Now, certainly, these vendors don’t all compete for the same business. A company like Oracle has to have a credible system that it can offer to its Global 2000 customer base, especially when competing with the likes of IBM and many of the smaller vendors chase business in the SMB world. I’ve recently has some experience with the open source content management system, Joomla! (Yes the “!” is part of the name.) It’s a good product and they’ve got a robust community of developers and a secondary market of people who implement and sell the product as a download or as a hosted offering. And it has ecommerce functionality. Free.
My point is that the cost of good software has dropped to a very low level. Companies are making more of their money in services rather than product, at least in ecommerce as far as I can see. So the idea of paying a billion dollars for an ecommerce software company, even one as accomplished as ATG, seems a little out there to me.
But maybe Oracle sees something; maybe they see a future in which they sell more services and an ecommerce product makes sense to them as something that fills a need for solutions that sell services. That might sound crazy but in the last year Oracle became a hardware company with the acquisition of Sun Microsystems. You might not have been able to see that coming five years ago but there it is.
So, Oracle and ATG—good idea? I really don’t know. If past is prologue then deep pockets might again make a funky strategy into a winner.
The news is that Oracle is buying independent ecommerce software provider, ATG (Art Technology Group) of Cambridge, MA for $1 billion. I think it’s a good move for both companies.

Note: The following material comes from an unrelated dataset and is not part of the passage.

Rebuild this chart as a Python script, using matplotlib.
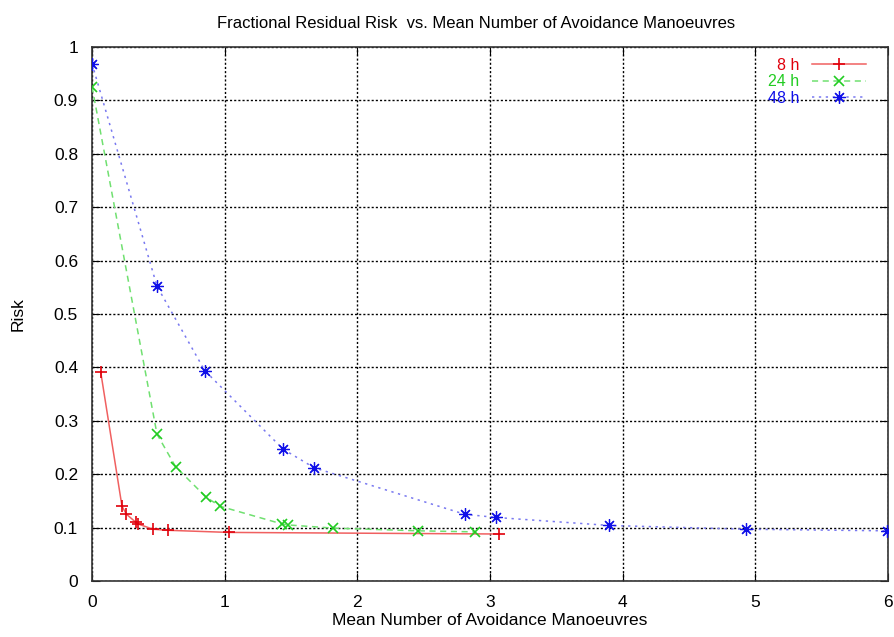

ATG is known as a premium provider of ecommerce solutions at a relatively affordable price with more pre-built solutions that its larger competitors who have delivered ecommerce more or less as a toolkit. However, I also think that the company lacked the size to compete on its own with companies like IBM whose reputation still has a great deal of weight in the board room where decisions about which technology to spend millions of dollars on come from.
The only other company in a similar position is NetSuite the leading provider of SaaS based ERP which also has a good ecommerce product. Interestingly, NetSuite’s (NYSE: N) majority owner is Larry Ellison, CEO of Oracle.
With Oracle behind it and a ready customer base of Oracle CRM and ERP customers—including Oracle CRM On-Demand—it looks like Oracle will recoup its investment quickly. ATG, meanwhile, will gain a larger audience and Oracle’s backing. There’s a lot to like in this.
Oracle may be looking down the road at a world that will be more dependent on ecommerce. As transportation prices increase due to high-energy costs, there is evidence that consumers may travel less and ecommerce solutions will undoubtedly be called on the fill some of the gap for retailers who will begin to see fewer people in their mall stores.
Regardless of whether the transportation scenario plays out, it is a reasonable conclusion that if a vendor like Oracle can get behind a company like ATG, which offers lower cost ecommerce solutions, market demand for these solutions will expand because the lower price point brings out new demand.